Exercise materials:
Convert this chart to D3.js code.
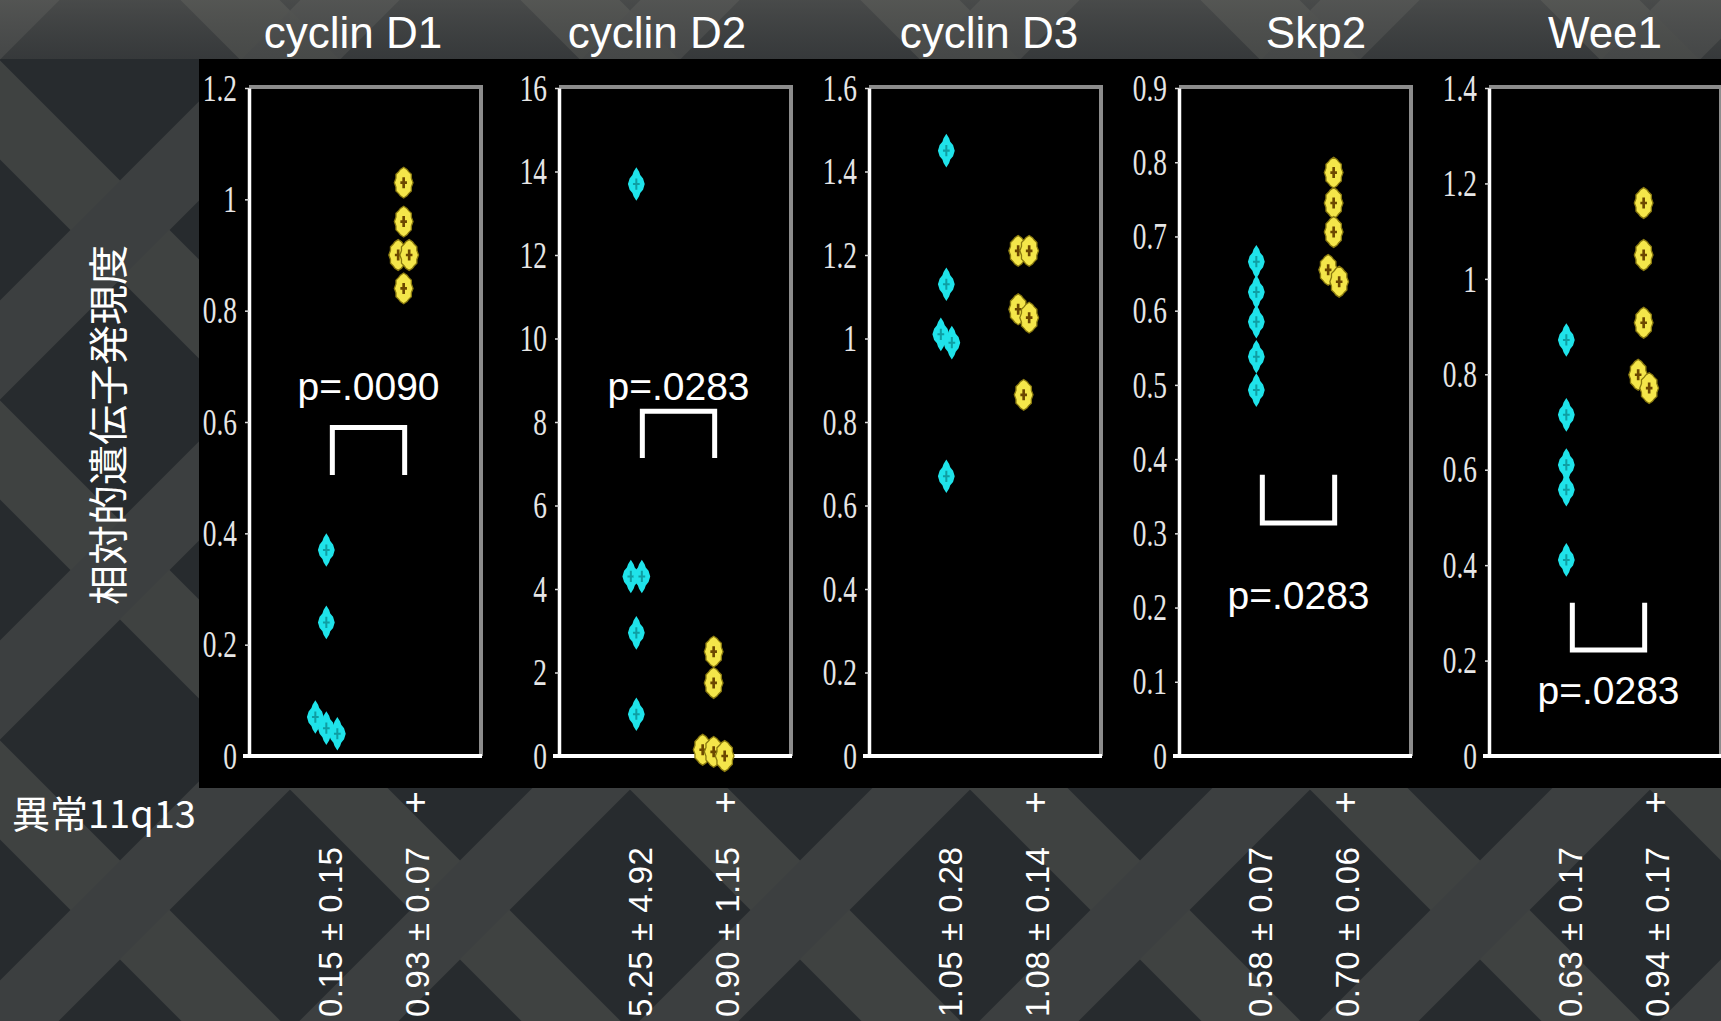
--
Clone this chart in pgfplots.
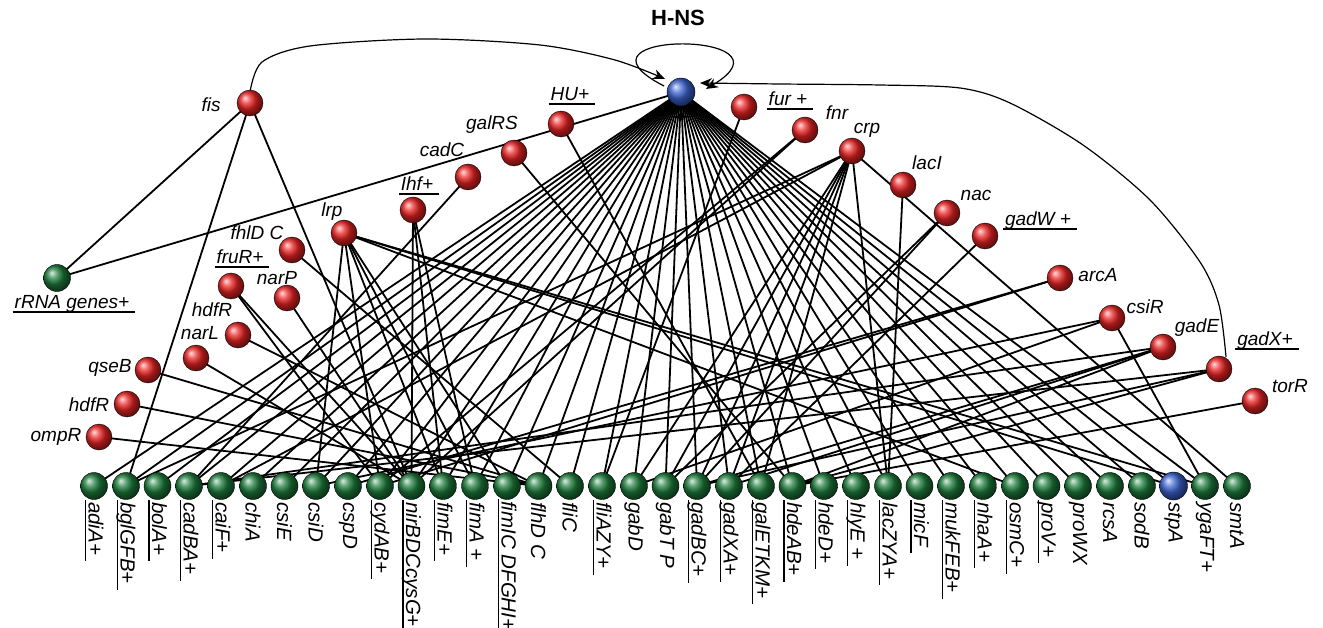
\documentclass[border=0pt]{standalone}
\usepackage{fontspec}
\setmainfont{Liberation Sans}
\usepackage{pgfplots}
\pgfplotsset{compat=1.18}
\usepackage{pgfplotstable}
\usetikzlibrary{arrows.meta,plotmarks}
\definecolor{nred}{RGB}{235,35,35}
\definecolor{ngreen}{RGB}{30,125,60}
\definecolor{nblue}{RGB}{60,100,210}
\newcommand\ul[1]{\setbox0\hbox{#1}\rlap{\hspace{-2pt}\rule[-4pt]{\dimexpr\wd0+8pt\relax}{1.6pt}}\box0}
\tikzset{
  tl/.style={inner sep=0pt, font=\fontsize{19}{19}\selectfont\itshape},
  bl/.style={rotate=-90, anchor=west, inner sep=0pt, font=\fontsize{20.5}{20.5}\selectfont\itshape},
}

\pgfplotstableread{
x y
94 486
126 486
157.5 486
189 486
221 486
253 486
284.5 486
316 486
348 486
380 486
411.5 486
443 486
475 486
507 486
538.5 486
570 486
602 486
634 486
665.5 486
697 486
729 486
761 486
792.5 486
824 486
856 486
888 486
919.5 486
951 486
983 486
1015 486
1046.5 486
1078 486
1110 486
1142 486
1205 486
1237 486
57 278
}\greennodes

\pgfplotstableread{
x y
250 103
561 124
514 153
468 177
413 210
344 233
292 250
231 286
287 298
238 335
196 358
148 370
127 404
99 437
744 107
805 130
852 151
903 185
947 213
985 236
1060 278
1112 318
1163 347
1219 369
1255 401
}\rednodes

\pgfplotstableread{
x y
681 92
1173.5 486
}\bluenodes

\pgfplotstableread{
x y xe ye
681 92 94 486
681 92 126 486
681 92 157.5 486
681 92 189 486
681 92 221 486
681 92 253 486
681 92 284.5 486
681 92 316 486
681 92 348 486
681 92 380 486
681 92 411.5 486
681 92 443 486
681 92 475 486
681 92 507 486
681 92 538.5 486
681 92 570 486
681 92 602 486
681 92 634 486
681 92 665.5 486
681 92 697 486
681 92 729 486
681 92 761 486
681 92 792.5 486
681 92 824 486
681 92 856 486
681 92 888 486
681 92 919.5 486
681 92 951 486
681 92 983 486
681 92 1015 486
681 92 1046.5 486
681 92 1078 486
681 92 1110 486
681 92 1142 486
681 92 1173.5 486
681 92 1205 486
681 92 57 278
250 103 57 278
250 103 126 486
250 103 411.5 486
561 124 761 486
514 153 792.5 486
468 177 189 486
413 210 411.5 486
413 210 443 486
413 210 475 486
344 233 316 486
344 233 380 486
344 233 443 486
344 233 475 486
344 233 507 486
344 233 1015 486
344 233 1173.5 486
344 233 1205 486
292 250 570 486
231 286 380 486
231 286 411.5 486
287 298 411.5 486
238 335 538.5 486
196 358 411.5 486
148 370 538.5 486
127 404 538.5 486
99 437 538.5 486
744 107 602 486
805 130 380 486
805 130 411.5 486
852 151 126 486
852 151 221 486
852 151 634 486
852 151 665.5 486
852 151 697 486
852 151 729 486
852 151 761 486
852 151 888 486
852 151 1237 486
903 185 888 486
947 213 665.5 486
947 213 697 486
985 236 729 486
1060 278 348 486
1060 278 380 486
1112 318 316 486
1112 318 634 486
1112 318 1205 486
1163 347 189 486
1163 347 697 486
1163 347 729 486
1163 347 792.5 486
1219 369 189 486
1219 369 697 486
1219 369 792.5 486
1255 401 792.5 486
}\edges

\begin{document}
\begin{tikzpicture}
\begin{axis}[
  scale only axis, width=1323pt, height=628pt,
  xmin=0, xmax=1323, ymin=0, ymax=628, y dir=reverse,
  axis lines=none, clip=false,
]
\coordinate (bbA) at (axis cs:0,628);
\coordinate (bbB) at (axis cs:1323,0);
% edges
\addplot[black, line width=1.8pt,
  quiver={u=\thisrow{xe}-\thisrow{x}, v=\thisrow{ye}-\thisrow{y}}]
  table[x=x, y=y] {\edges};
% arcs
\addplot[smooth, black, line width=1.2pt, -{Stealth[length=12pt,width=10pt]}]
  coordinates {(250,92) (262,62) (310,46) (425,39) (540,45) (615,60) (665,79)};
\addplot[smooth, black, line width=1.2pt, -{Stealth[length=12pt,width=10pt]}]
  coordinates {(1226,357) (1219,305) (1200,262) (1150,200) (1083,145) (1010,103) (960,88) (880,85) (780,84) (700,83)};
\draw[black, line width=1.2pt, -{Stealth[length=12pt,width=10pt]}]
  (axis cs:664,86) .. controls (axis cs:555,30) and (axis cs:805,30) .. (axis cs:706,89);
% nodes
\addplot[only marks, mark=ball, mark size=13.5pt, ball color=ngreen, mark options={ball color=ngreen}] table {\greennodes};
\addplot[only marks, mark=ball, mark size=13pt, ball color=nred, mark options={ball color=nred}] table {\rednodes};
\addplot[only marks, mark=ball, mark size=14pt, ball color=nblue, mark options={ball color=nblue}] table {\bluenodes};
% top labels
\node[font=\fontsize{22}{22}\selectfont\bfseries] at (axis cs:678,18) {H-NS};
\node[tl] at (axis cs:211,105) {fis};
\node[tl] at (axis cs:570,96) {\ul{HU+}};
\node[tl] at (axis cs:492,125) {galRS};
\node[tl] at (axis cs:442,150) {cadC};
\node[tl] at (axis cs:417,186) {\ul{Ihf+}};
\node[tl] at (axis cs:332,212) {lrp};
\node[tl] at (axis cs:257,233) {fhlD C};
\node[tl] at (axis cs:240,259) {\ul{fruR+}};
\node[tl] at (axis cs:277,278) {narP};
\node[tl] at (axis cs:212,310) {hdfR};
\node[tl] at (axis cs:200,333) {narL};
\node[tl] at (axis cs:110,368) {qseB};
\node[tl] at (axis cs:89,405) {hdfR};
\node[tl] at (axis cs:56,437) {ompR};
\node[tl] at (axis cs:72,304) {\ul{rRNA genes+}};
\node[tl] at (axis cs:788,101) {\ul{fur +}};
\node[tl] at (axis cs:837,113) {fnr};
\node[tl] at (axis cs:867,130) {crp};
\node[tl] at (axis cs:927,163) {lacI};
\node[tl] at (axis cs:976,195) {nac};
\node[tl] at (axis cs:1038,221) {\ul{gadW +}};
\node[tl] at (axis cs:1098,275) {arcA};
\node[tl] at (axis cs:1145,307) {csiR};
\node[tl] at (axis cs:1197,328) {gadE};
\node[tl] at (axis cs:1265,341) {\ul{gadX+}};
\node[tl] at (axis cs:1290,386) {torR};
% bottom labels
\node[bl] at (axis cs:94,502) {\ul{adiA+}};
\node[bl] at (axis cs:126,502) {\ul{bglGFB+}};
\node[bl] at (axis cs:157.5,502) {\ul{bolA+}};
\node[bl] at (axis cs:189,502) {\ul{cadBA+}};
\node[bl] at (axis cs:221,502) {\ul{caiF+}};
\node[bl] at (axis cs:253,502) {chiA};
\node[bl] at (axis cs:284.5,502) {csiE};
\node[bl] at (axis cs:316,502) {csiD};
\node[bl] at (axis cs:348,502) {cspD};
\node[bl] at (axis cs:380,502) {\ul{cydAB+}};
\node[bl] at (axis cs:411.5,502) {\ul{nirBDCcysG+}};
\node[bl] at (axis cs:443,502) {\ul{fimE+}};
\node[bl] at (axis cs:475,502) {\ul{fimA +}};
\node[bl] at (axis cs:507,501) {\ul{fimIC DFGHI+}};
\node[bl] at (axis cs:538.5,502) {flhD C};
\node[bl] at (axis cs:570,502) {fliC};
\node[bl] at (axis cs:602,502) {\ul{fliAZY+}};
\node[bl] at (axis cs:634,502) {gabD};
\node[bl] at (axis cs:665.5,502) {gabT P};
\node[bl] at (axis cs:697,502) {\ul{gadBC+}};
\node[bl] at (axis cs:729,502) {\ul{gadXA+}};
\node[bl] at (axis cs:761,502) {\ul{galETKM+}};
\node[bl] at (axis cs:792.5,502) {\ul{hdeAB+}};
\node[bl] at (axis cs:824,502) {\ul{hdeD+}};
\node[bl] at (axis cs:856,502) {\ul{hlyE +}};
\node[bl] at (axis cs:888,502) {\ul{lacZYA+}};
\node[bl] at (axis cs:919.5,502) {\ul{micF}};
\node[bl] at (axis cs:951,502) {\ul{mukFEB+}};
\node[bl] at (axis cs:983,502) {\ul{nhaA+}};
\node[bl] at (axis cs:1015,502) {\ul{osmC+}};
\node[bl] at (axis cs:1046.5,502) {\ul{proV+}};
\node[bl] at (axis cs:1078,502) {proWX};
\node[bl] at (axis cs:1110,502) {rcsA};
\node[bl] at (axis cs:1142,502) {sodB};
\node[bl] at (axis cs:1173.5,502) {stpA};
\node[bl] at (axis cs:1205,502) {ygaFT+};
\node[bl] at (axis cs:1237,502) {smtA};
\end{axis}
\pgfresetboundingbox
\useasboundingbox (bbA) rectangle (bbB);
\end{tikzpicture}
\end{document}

Work to be completed: Where a line of the data holds "chart", show that line.

Finished answer:
Convert this chart to D3.js code.
Clone this chart in pgfplots.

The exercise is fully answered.